__Exercise instructions__
Show all lines from the data that include the word "this".

__Records for processing__
↓

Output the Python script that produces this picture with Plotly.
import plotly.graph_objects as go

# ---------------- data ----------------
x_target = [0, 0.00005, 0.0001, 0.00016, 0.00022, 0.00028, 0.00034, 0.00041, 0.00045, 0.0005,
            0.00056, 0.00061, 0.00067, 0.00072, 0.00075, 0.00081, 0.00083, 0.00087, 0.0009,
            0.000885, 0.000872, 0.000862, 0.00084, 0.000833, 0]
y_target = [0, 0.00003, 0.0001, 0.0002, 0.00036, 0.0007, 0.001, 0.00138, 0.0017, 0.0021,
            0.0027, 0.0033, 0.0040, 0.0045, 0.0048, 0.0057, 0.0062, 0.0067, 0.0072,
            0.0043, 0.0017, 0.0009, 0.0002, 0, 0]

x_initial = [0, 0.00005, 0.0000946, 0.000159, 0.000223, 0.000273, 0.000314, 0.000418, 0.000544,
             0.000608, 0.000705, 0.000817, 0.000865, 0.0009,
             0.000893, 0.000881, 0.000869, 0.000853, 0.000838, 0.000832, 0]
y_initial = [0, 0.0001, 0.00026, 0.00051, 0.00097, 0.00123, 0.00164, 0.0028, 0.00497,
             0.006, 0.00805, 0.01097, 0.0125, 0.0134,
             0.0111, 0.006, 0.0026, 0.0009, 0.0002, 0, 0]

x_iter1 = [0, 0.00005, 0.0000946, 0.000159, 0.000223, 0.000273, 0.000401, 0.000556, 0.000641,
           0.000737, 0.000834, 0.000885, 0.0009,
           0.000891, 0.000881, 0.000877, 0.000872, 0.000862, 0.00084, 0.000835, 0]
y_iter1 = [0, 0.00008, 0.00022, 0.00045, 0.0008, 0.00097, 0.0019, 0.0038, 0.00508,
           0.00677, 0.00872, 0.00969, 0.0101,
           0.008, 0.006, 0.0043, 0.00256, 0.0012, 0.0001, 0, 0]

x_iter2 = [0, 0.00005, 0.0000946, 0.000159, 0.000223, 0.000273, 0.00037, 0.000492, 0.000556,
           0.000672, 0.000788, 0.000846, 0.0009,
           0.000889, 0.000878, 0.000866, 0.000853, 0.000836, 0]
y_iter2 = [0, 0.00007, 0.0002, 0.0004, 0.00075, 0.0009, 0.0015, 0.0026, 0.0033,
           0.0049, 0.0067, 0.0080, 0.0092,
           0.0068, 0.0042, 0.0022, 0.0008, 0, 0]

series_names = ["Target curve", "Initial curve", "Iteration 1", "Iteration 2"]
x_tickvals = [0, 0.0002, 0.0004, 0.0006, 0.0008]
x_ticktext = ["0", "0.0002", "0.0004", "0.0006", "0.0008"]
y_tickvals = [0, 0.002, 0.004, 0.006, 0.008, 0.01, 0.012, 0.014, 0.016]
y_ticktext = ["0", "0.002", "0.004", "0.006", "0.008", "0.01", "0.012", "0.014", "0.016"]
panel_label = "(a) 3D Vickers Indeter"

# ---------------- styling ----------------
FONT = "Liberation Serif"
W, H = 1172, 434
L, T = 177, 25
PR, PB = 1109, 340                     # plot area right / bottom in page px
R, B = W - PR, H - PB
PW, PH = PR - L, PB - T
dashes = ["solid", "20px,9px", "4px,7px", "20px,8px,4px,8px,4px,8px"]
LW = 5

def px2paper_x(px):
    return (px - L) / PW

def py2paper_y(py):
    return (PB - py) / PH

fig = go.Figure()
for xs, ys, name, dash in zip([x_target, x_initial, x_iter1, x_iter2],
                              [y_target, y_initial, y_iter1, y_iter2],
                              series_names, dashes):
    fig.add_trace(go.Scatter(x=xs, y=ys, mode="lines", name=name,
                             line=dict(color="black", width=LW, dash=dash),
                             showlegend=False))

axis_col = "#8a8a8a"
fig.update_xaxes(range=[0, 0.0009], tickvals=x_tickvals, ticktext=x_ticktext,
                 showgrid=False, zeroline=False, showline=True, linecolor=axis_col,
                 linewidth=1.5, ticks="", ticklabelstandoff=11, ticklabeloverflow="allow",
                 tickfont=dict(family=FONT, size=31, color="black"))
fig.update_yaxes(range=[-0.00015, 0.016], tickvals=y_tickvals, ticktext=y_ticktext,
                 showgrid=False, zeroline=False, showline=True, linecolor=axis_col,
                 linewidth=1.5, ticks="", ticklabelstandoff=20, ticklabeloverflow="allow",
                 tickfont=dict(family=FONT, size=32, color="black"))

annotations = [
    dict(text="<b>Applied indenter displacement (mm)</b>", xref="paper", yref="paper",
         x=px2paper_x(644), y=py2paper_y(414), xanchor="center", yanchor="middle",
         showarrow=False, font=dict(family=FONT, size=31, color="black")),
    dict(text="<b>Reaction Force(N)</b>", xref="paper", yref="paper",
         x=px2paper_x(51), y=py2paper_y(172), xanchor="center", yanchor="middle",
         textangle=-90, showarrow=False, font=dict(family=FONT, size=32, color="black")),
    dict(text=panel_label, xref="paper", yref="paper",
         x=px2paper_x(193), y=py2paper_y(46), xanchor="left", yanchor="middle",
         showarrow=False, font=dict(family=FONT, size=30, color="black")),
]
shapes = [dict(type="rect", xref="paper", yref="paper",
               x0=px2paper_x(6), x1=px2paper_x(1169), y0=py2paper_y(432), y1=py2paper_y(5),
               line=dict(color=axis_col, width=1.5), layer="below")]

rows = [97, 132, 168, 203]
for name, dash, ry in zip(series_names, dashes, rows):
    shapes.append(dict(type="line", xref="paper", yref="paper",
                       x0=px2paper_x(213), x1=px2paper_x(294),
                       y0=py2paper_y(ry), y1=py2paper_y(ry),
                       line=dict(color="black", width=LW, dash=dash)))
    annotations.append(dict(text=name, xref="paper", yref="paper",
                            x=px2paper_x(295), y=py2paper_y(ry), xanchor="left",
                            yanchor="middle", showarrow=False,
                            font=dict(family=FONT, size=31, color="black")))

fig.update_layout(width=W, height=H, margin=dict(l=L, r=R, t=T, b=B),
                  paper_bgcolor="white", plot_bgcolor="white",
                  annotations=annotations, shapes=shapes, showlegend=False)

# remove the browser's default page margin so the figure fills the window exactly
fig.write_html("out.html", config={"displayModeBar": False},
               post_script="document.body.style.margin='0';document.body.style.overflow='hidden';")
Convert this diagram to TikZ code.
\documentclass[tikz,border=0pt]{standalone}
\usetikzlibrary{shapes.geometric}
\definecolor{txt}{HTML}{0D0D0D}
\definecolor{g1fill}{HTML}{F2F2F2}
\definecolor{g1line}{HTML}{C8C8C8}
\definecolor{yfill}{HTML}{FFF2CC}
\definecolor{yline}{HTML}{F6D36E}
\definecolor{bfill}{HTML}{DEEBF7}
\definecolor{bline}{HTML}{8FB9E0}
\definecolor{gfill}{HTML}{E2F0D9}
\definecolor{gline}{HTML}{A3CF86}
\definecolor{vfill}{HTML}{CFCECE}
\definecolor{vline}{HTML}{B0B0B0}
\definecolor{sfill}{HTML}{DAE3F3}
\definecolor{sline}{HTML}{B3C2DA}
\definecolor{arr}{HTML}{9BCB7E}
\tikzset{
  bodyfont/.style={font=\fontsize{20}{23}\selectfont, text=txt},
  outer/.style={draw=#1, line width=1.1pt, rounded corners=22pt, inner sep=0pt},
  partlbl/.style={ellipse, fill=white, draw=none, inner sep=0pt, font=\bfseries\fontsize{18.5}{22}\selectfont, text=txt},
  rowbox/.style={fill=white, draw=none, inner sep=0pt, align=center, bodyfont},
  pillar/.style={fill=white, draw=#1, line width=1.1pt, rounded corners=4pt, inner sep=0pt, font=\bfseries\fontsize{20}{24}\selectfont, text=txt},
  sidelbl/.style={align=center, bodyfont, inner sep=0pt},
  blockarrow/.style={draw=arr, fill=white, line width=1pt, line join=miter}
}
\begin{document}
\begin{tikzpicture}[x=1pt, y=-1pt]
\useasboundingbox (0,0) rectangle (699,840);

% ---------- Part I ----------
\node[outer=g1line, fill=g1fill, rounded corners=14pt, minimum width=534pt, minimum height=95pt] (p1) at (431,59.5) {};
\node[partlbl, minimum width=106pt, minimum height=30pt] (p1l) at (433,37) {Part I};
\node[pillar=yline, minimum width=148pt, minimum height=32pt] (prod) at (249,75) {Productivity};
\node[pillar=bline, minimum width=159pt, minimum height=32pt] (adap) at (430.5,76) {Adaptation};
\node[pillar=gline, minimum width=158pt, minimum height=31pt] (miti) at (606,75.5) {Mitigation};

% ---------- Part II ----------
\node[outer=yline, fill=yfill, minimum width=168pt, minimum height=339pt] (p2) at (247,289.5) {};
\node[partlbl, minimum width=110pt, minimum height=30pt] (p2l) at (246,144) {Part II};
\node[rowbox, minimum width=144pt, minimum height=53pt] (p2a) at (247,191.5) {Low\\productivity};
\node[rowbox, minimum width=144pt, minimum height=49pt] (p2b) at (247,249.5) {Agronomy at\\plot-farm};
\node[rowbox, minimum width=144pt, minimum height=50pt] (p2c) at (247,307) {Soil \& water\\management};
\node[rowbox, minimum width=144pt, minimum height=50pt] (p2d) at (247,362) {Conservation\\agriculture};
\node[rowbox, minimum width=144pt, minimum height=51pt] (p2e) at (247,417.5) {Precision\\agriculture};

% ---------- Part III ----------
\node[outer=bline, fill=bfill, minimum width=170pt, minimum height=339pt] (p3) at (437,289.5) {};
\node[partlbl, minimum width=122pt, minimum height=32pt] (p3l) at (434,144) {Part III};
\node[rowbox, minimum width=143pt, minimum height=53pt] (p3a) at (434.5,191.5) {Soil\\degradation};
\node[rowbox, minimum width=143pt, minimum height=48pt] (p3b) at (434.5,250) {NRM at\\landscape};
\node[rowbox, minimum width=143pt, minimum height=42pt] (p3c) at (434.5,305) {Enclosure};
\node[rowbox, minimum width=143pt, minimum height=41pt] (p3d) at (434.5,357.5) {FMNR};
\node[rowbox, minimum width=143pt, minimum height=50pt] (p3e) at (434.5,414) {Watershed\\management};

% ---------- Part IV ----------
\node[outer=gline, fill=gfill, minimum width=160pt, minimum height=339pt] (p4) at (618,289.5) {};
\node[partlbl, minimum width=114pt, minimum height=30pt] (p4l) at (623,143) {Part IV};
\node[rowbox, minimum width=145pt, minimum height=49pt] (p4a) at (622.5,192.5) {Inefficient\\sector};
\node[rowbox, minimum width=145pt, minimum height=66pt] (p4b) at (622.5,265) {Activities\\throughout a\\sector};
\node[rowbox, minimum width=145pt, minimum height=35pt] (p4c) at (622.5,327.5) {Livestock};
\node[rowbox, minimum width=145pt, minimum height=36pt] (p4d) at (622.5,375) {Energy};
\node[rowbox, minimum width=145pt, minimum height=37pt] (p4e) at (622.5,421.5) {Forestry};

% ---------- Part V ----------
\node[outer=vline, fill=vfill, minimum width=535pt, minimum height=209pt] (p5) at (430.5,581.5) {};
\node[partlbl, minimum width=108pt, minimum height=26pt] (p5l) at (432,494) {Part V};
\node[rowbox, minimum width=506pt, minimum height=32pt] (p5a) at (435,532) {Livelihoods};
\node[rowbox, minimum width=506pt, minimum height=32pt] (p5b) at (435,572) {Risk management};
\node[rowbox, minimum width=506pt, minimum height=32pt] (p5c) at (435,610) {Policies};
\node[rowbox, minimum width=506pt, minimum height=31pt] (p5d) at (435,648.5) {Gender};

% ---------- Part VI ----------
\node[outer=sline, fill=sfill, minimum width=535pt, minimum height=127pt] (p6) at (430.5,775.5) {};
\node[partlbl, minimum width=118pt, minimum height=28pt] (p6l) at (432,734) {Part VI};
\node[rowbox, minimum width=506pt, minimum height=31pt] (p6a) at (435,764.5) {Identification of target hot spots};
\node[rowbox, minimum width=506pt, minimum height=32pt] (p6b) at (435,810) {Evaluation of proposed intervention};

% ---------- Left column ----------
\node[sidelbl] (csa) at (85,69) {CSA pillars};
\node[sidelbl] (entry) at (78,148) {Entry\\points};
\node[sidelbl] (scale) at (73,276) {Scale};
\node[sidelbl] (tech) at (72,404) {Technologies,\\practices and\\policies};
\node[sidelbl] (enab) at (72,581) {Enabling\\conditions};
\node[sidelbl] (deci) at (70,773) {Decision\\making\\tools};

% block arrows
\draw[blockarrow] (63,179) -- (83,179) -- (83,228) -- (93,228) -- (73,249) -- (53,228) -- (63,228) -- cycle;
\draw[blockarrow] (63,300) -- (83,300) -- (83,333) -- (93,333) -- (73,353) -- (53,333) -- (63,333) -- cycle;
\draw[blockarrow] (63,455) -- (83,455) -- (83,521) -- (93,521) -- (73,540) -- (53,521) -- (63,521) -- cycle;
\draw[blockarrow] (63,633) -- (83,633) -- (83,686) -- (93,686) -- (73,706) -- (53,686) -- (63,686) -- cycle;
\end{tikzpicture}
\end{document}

↑

__Expected answer__
Output the Python script that produces this picture with Plotly.
Convert this diagram to TikZ code.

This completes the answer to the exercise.